Do this
Return only the lines from the top of the data down to the one that holds "const barData=newDeaths.map((v,i)=>[addDays(newStart,i),v]);", both included, without any pictures.
_____
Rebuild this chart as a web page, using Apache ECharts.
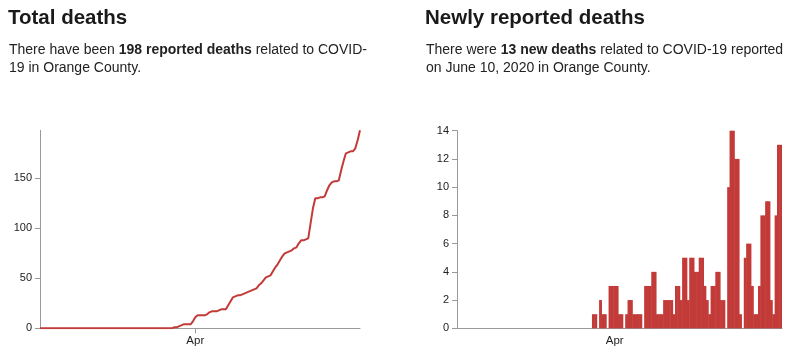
<!DOCTYPE html>
<html><head><meta charset="utf-8">
<script src="https://cdn.jsdelivr.net/npm/echarts@6/dist/echarts.min.js"></script>
<style>html,body{margin:0;padding:0;background:#fff}#c{width:792px;height:357px}</style>
</head><body><div id="c"></div>
<script>
// ---- data ----
const axisStart = '2020-01-26';
const axisEnd = '2020-06-10';
const aprDate = '2020-04-01';
const aprLabel = 'Apr';
// cumulative deaths, daily from Mar 22 to Jun 10 (0 before)
const totalStart = '2020-03-22';
const totalDeaths = [0,1,1,2,3,4,4,4,4,7,11,13,13,13,13,14,16,17,17,17,18,19,19,19,23,27,31,32,33,33,
  34,35,36,37,38,39,40,43,45,48,51,52,53,57,61,64,68,72,75,76,77,78,80,81,85,88,88,89,90,105,
  120,130,130,131,131,132,138,143,146,147,147,148,158,167,175,176,177,177,180,188,198];
// newly reported deaths, daily from Mar 23 to Jun 10
const newStart = '2020-03-23';
const newDeaths = [1,1,0,2,1,1,0,3,3,3,3,1,1,0,1,2,2,1,1,1,1,0,3,3,3,4,4,1,1,1,
  2,2,2,2,1,3,3,2,5,5,2,5,5,4,4,5,5,3,2,1,3,3,4,4,2,2,0,10,14,14,
  12,12,1,0,5,6,6,3,1,1,3,8,8,9,9,2,1,8,13,13];
const totalTicksMax = 198, totalInterval = 50;
const newTicksMax = 14, newInterval = 2;

// ---- helpers ----
function addDays(iso, n){const d=new Date(iso+'T00:00:00Z');d.setUTCDate(d.getUTCDate()+n);return d.toISOString().slice(0,10);}
const axisDates=[];for(let d=axisStart;d<=axisEnd;d=addDays(d,1))axisDates.push(d);
const lineData=[[axisStart,0]].concat(totalDeaths.map((v,i)=>[addDays(totalStart,i),v]));
const barData=newDeaths.map((v,i)=>[addDays(newStart,i),v]);

const FONT='"Liberation Sans", Arial, Helvetica, sans-serif';
const RED='#c23b38';
const GRAY='#999';
const isApr=(idx,val)=>val===aprDate;
function xAxis(gi,gap){return{type:'category',gridIndex:gi,data:axisDates,boundaryGap:gap,
  axisLine:{lineStyle:{color:GRAY,width:1}},
  axisTick:{interval:isApr,length:5,lineStyle:{color:GRAY}},
  axisLabel:{interval:isApr,formatter:v=>v===aprDate?aprLabel:'',color:'#222',fontSize:11.5,fontFamily:FONT,margin:7},
  splitLine:{show:false}};}
function yAxis(gi,max,iv){return{type:'value',gridIndex:gi,min:0,max:max,interval:iv,
  axisLine:{show:true,lineStyle:{color:GRAY,width:1}},
  axisTick:{show:true,length:5,lineStyle:{color:GRAY}},
  axisLabel:{showMaxLabel:max%iv===0,color:'#222',fontSize:11,fontFamily:FONT,margin:8},
  splitLine:{show:false}};}
const rich={n:{fontSize:14,fontFamily:FONT,color:'#222',fontWeight:'normal',lineHeight:18.3},
            b:{fontSize:14,fontFamily:FONT,color:'#222',fontWeight:'bold',lineHeight:18.3}};
const titleStyle={fontSize:20.5,fontWeight:'bold',fontFamily:FONT,color:'#1a1a1a'};
const bodyStyle={fontWeight:'normal',fontSize:14,fontFamily:FONT,color:'#222',rich:rich};
const chart=echarts.init(document.getElementById('c'),null,{renderer:'canvas'});
chart.setOption({
  animation:false,
  title:[
    {text:'Total deaths',left:8,top:8,padding:0,textStyle:titleStyle},
    {text:'{n|There have been }{b|198 reported deaths}{n| related to COVID-}\n{n|19 in Orange County.}',left:9,top:41,padding:0,textStyle:bodyStyle},
    {text:'Newly reported deaths',left:425,top:8,padding:0,textStyle:titleStyle},
    {text:'{n|There were }{b|13 new deaths}{n| related to COVID-19 reported}\n{n|on June 10, 2020 in Orange County.}',left:426,top:41,padding:0,textStyle:bodyStyle}
  ],
  grid:[
    {left:40,top:130.3,width:320,height:198,containLabel:false},
    {left:457,top:130.7,width:325,height:197.6,containLabel:false}
  ],
  xAxis:[xAxis(0,false),xAxis(1,true)],
  yAxis:[yAxis(0,totalTicksMax,totalInterval),yAxis(1,newTicksMax,newInterval)],
  series:[
    {type:'line',xAxisIndex:0,yAxisIndex:0,data:lineData,showSymbol:false,symbol:'none',
     lineStyle:{color:RED,width:2},itemStyle:{color:RED}},
    {type:'bar',xAxisIndex:1,yAxisIndex:1,data:barData,barWidth:2.9,barGap:'-100%',
     itemStyle:{color:RED}}
  ]
});
</script></body></html>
_____
Exercise result
Rebuild this chart as a web page, using Apache ECharts.
<!DOCTYPE html>
<html><head><meta charset="utf-8">
<script src="https://cdn.jsdelivr.net/npm/echarts@6/dist/echarts.min.js"></script>
<style>html,body{margin:0;padding:0;background:#fff}#c{width:792px;height:357px}</style>
</head><body><div id="c"></div>
<script>
// ---- data ----
const axisStart = '2020-01-26';
const axisEnd = '2020-06-10';
const aprDate = '2020-04-01';
const aprLabel = 'Apr';
// cumulative deaths, daily from Mar 22 to Jun 10 (0 before)
const totalStart = '2020-03-22';
const totalDeaths = [0,1,1,2,3,4,4,4,4,7,11,13,13,13,13,14,16,17,17,17,18,19,19,19,23,27,31,32,33,33,
  34,35,36,37,38,39,40,43,45,48,51,52,53,57,61,64,68,72,75,76,77,78,80,81,85,88,88,89,90,105,
  120,130,130,131,131,132,138,143,146,147,147,148,158,167,175,176,177,177,180,188,198];
// newly reported deaths, daily from Mar 23 to Jun 10
const newStart = '2020-03-23';
const newDeaths = [1,1,0,2,1,1,0,3,3,3,3,1,1,0,1,2,2,1,1,1,1,0,3,3,3,4,4,1,1,1,
  2,2,2,2,1,3,3,2,5,5,2,5,5,4,4,5,5,3,2,1,3,3,4,4,2,2,0,10,14,14,
  12,12,1,0,5,6,6,3,1,1,3,8,8,9,9,2,1,8,13,13];
const totalTicksMax = 198, totalInterval = 50;
const newTicksMax = 14, newInterval = 2;

// ---- helpers ----
function addDays(iso, n){const d=new Date(iso+'T00:00:00Z');d.setUTCDate(d.getUTCDate()+n);return d.toISOString().slice(0,10);}
const axisDates=[];for(let d=axisStart;d<=axisEnd;d=addDays(d,1))axisDates.push(d);
const lineData=[[axisStart,0]].concat(totalDeaths.map((v,i)=>[addDays(totalStart,i),v]));
const barData=newDeaths.map((v,i)=>[addDays(newStart,i),v]);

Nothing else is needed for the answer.